Stated exercise
Review the material and extract every line in which the word "that" occurs.

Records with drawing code
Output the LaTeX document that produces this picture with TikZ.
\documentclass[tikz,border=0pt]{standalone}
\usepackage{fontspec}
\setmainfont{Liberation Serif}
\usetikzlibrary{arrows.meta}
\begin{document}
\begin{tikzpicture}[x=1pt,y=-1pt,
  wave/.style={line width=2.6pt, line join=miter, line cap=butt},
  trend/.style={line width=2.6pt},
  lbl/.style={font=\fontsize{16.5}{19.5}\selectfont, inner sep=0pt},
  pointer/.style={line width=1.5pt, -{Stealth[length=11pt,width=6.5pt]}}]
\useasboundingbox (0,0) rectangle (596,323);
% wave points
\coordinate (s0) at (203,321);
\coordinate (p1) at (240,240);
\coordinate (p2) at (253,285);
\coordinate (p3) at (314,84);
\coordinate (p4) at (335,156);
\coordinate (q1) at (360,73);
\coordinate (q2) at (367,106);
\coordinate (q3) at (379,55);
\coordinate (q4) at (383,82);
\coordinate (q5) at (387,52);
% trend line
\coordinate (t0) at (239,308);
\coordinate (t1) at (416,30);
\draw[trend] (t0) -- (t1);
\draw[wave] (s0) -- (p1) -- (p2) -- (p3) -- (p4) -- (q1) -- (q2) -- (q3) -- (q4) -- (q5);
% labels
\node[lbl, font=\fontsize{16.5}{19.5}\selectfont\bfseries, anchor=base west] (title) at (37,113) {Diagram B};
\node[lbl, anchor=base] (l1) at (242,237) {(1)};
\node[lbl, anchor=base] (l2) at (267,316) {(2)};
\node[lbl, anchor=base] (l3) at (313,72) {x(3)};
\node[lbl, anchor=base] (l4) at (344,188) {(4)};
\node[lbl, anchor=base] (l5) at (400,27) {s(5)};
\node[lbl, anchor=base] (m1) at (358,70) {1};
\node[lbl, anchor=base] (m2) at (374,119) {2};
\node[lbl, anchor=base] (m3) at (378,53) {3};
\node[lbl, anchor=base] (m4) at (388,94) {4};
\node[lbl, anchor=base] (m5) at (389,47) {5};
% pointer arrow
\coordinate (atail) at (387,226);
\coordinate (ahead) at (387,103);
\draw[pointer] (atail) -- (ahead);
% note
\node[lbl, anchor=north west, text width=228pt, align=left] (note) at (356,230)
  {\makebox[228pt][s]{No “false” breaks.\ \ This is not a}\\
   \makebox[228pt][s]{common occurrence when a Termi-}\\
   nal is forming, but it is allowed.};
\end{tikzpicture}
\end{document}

* * *

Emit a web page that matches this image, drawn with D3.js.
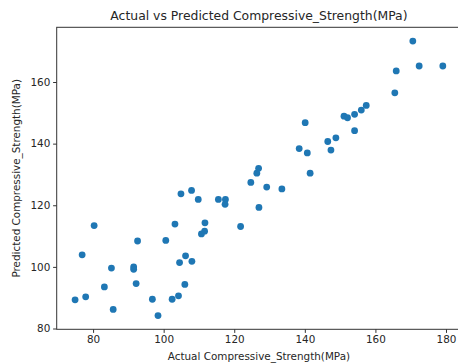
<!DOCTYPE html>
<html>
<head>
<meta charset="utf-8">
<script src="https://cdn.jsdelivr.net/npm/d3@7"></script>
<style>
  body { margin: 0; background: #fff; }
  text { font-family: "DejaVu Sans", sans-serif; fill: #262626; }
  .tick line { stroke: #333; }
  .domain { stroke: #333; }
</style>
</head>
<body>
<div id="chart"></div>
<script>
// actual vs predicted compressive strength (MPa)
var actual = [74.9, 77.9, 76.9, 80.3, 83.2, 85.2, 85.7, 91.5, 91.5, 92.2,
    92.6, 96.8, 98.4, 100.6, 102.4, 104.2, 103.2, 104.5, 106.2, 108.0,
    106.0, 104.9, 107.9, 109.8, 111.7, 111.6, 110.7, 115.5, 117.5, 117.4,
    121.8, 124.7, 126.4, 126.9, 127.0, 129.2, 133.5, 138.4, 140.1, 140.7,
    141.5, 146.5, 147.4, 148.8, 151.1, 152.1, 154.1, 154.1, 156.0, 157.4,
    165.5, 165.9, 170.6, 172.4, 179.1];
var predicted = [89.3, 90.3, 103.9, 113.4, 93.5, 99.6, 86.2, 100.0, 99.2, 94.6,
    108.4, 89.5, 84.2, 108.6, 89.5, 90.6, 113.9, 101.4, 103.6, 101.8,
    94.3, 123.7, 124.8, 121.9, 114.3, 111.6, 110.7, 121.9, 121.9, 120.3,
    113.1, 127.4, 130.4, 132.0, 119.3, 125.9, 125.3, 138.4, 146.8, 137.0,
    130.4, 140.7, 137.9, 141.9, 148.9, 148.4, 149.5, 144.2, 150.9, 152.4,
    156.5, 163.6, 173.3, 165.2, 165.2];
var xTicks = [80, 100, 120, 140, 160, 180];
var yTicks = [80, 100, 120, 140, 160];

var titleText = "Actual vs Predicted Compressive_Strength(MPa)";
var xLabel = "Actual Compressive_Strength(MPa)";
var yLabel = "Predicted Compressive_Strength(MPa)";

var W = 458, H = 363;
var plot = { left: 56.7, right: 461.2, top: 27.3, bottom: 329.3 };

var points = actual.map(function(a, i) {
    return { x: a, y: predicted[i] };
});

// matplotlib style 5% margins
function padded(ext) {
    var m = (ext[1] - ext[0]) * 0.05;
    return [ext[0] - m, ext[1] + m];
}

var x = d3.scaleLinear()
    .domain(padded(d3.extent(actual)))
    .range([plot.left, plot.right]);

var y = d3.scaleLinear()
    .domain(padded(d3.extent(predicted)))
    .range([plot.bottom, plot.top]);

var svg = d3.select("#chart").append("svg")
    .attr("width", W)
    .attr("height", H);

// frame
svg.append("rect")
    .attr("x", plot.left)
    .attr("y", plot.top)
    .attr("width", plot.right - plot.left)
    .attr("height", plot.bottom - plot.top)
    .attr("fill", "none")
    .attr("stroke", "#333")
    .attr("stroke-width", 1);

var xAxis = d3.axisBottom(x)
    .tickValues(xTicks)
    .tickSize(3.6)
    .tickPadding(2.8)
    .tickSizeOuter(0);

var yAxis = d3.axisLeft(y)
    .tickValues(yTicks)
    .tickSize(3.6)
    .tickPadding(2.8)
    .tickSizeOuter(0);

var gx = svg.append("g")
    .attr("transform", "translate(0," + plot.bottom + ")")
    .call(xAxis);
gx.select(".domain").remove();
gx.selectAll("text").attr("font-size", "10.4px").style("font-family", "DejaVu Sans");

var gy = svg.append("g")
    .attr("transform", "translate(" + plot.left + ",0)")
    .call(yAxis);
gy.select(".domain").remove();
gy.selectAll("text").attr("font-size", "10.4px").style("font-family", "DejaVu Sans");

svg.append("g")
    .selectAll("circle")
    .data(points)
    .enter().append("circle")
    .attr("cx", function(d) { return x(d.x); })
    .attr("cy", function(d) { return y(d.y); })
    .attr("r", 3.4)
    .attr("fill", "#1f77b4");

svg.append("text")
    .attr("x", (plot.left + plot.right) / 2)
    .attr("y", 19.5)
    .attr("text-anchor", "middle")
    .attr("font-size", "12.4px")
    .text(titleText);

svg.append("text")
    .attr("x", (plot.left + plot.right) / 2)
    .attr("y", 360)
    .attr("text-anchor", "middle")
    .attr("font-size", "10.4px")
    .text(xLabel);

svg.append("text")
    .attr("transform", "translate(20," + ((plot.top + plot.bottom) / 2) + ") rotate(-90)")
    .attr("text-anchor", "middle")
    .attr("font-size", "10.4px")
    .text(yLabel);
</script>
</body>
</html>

...

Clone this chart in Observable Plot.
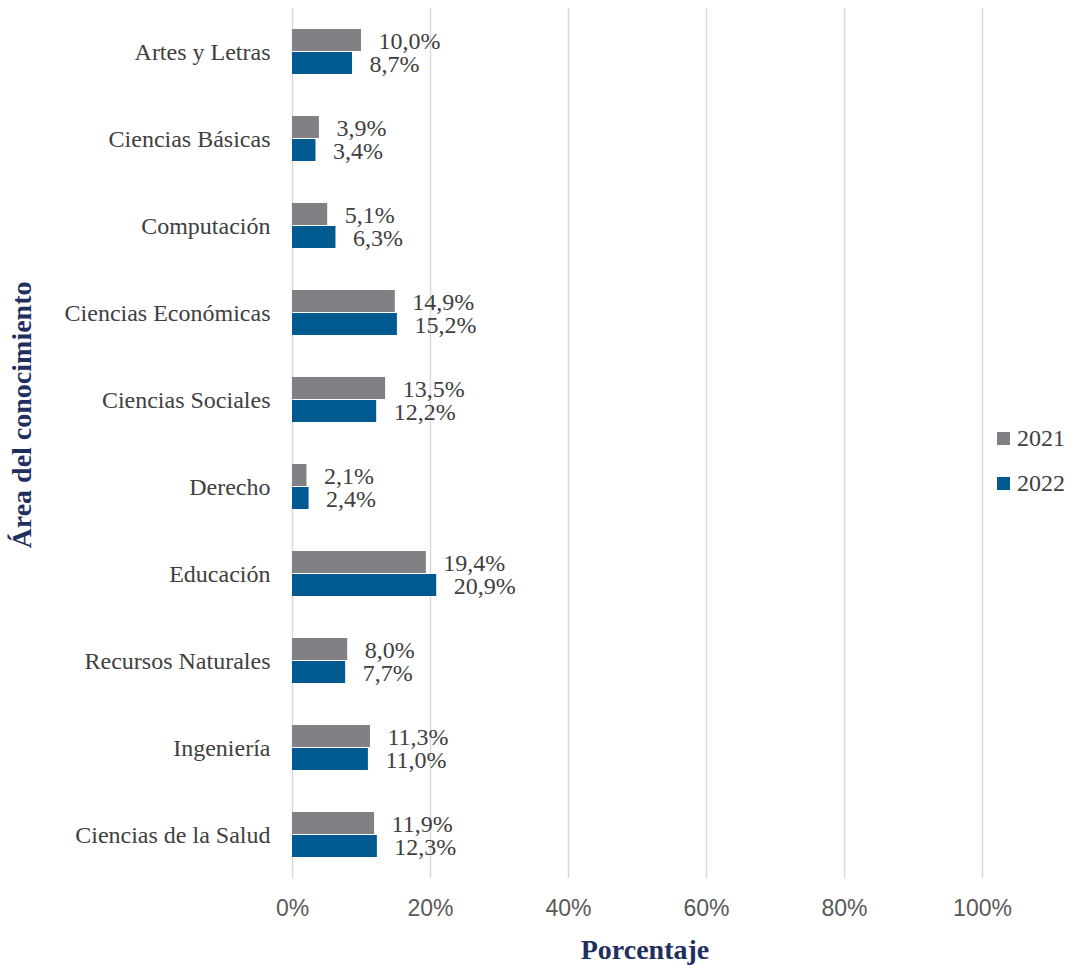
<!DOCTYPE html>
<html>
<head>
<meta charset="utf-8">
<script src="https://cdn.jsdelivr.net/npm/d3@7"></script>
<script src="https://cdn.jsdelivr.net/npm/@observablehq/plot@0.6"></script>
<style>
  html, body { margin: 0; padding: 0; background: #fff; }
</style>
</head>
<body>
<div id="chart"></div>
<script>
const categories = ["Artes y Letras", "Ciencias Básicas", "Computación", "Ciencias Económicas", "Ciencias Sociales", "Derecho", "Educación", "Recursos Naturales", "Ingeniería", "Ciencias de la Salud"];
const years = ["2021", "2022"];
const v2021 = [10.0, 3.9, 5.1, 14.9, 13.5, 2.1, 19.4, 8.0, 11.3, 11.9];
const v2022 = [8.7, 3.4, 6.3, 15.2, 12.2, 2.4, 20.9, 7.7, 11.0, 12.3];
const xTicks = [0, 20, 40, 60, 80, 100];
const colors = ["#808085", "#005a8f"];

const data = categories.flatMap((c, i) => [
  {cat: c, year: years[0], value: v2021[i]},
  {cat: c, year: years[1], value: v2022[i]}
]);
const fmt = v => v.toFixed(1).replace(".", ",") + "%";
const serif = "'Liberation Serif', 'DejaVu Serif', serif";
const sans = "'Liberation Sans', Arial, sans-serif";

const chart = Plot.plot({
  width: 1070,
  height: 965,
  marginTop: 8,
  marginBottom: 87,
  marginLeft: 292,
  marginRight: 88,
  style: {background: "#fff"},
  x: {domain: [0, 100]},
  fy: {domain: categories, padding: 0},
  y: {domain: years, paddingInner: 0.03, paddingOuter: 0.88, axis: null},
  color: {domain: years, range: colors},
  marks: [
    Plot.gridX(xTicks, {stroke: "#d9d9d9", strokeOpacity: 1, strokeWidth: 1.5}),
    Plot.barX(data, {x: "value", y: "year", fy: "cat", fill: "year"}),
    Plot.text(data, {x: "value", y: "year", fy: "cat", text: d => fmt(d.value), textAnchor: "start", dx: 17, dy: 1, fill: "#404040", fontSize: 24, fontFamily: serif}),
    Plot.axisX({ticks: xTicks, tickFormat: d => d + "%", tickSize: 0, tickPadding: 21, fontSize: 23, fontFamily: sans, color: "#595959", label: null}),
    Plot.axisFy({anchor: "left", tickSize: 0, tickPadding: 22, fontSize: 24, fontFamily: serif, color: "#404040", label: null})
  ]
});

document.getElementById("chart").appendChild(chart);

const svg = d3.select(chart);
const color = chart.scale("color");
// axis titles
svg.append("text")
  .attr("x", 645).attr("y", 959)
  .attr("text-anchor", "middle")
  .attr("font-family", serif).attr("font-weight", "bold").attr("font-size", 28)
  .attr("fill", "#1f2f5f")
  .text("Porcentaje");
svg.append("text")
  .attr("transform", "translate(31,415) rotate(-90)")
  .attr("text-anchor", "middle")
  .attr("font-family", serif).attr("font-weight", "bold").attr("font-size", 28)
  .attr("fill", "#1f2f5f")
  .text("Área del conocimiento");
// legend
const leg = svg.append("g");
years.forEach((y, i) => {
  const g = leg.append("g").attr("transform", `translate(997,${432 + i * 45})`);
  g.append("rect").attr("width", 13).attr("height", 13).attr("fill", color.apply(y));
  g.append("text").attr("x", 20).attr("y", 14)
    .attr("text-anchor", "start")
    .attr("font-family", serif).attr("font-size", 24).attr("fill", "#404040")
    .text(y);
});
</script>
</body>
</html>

Result of the task
Output the LaTeX document that produces this picture with TikZ.
Emit a web page that matches this image, drawn with D3.js.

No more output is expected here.